**Written instruction**
Exactly as written, retype the listing below, omitting the pictures.

**Data segment**
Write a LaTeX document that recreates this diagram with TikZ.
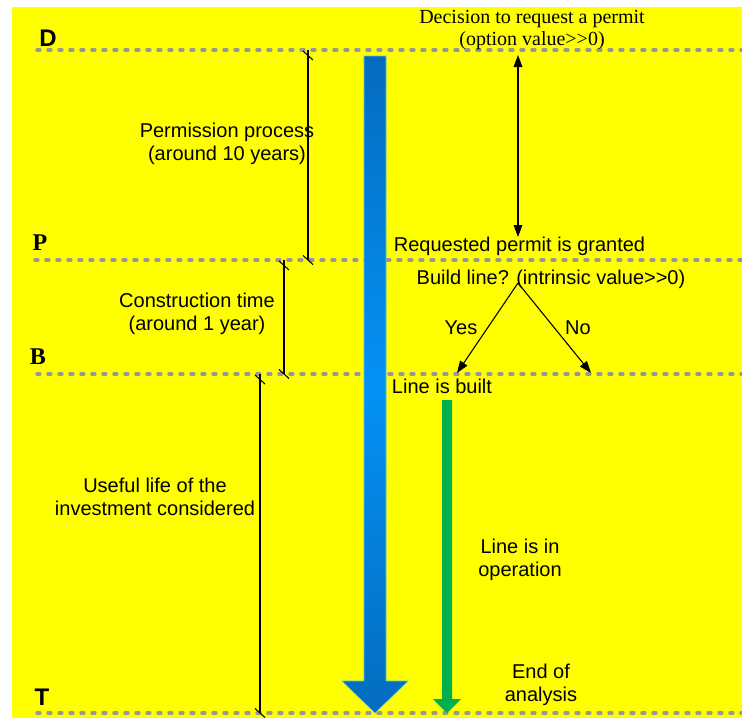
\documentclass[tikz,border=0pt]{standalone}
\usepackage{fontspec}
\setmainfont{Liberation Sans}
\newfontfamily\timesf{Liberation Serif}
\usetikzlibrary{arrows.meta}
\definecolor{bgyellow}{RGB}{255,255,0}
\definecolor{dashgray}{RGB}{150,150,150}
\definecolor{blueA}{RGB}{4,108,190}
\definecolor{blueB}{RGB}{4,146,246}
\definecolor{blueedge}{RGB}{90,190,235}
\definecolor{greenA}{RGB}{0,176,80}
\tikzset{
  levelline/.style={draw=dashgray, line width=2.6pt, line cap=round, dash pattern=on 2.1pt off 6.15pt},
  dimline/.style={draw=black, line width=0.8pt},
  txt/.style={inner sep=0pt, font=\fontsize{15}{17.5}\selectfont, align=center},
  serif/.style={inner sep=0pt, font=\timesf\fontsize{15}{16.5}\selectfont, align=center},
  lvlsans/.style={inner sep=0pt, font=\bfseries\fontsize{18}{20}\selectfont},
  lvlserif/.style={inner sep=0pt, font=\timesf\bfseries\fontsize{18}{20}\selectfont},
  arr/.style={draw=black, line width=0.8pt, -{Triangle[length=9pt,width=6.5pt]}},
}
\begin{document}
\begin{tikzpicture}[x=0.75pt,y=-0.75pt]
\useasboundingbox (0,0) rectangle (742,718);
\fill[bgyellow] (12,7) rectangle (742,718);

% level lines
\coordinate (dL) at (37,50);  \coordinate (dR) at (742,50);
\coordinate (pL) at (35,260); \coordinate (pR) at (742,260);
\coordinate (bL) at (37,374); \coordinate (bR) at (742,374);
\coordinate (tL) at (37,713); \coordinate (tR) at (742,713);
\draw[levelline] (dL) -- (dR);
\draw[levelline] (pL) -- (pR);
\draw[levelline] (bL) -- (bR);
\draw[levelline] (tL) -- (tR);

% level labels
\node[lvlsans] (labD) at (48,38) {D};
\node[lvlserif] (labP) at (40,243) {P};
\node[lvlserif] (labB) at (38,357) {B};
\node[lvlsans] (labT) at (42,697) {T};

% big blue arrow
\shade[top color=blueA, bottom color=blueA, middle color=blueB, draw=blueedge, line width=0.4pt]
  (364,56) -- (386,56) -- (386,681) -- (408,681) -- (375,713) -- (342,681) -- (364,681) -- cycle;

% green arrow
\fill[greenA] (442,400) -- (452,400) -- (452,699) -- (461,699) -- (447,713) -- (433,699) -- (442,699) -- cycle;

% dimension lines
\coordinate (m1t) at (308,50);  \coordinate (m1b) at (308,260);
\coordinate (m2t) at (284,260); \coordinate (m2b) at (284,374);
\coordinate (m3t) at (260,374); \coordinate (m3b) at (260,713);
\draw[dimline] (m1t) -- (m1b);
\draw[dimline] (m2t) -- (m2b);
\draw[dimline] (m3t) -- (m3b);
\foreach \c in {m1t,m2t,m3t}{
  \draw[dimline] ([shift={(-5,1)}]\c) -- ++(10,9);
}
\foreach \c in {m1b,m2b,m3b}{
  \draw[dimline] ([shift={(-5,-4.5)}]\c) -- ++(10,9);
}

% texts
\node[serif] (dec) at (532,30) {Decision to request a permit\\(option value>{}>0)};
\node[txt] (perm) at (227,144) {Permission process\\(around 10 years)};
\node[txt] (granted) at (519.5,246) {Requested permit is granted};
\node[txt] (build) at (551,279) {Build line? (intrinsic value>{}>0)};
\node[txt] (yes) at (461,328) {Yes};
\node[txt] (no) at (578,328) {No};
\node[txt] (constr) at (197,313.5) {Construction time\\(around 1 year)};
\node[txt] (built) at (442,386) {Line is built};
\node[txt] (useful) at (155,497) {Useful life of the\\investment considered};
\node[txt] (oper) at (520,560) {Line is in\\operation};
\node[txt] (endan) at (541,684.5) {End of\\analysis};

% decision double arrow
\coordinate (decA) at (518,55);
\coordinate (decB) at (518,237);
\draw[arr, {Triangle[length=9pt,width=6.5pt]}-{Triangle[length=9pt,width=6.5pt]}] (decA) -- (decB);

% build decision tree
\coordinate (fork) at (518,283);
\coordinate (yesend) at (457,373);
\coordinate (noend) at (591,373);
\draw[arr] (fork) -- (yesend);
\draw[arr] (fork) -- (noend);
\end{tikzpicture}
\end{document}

**In response**
Write a LaTeX document that recreates this diagram with TikZ.
\documentclass[tikz,border=0pt]{standalone}
\usepackage{fontspec}
\setmainfont{Liberation Sans}
\newfontfamily\timesf{Liberation Serif}
\usetikzlibrary{arrows.meta}
\definecolor{bgyellow}{RGB}{255,255,0}
\definecolor{dashgray}{RGB}{150,150,150}
\definecolor{blueA}{RGB}{4,108,190}
\definecolor{blueB}{RGB}{4,146,246}
\definecolor{blueedge}{RGB}{90,190,235}
\definecolor{greenA}{RGB}{0,176,80}
\tikzset{
  levelline/.style={draw=dashgray, line width=2.6pt, line cap=round, dash pattern=on 2.1pt off 6.15pt},
  dimline/.style={draw=black, line width=0.8pt},
  txt/.style={inner sep=0pt, font=\fontsize{15}{17.5}\selectfont, align=center},
  serif/.style={inner sep=0pt, font=\timesf\fontsize{15}{16.5}\selectfont, align=center},
  lvlsans/.style={inner sep=0pt, font=\bfseries\fontsize{18}{20}\selectfont},
  lvlserif/.style={inner sep=0pt, font=\timesf\bfseries\fontsize{18}{20}\selectfont},
  arr/.style={draw=black, line width=0.8pt, -{Triangle[length=9pt,width=6.5pt]}},
}
\begin{document}
\begin{tikzpicture}[x=0.75pt,y=-0.75pt]
\useasboundingbox (0,0) rectangle (742,718);
\fill[bgyellow] (12,7) rectangle (742,718);

% level lines
\coordinate (dL) at (37,50);  \coordinate (dR) at (742,50);
\coordinate (pL) at (35,260); \coordinate (pR) at (742,260);
\coordinate (bL) at (37,374); \coordinate (bR) at (742,374);
\coordinate (tL) at (37,713); \coordinate (tR) at (742,713);
\draw[levelline] (dL) -- (dR);
\draw[levelline] (pL) -- (pR);
\draw[levelline] (bL) -- (bR);
\draw[levelline] (tL) -- (tR);

% level labels
\node[lvlsans] (labD) at (48,38) {D};
\node[lvlserif] (labP) at (40,243) {P};
\node[lvlserif] (labB) at (38,357) {B};
\node[lvlsans] (labT) at (42,697) {T};

% big blue arrow
\shade[top color=blueA, bottom color=blueA, middle color=blueB, draw=blueedge, line width=0.4pt]
  (364,56) -- (386,56) -- (386,681) -- (408,681) -- (375,713) -- (342,681) -- (364,681) -- cycle;

% green arrow
\fill[greenA] (442,400) -- (452,400) -- (452,699) -- (461,699) -- (447,713) -- (433,699) -- (442,699) -- cycle;

% dimension lines
\coordinate (m1t) at (308,50);  \coordinate (m1b) at (308,260);
\coordinate (m2t) at (284,260); \coordinate (m2b) at (284,374);
\coordinate (m3t) at (260,374); \coordinate (m3b) at (260,713);
\draw[dimline] (m1t) -- (m1b);
\draw[dimline] (m2t) -- (m2b);
\draw[dimline] (m3t) -- (m3b);
\foreach \c in {m1t,m2t,m3t}{
  \draw[dimline] ([shift={(-5,1)}]\c) -- ++(10,9);
}
\foreach \c in {m1b,m2b,m3b}{
  \draw[dimline] ([shift={(-5,-4.5)}]\c) -- ++(10,9);
}

% texts
\node[serif] (dec) at (532,30) {Decision to request a permit\\(option value>{}>0)};
\node[txt] (perm) at (227,144) {Permission process\\(around 10 years)};
\node[txt] (granted) at (519.5,246) {Requested permit is granted};
\node[txt] (build) at (551,279) {Build line? (intrinsic value>{}>0)};
\node[txt] (yes) at (461,328) {Yes};
\node[txt] (no) at (578,328) {No};
\node[txt] (constr) at (197,313.5) {Construction time\\(around 1 year)};
\node[txt] (built) at (442,386) {Line is built};
\node[txt] (useful) at (155,497) {Useful life of the\\investment considered};
\node[txt] (oper) at (520,560) {Line is in\\operation};
\node[txt] (endan) at (541,684.5) {End of\\analysis};

% decision double arrow
\coordinate (decA) at (518,55);
\coordinate (decB) at (518,237);
\draw[arr, {Triangle[length=9pt,width=6.5pt]}-{Triangle[length=9pt,width=6.5pt]}] (decA) -- (decB);

% build decision tree
\coordinate (fork) at (518,283);
\coordinate (yesend) at (457,373);
\coordinate (noend) at (591,373);
\draw[arr] (fork) -- (yesend);
\draw[arr] (fork) -- (noend);
\end{tikzpicture}
\end{document}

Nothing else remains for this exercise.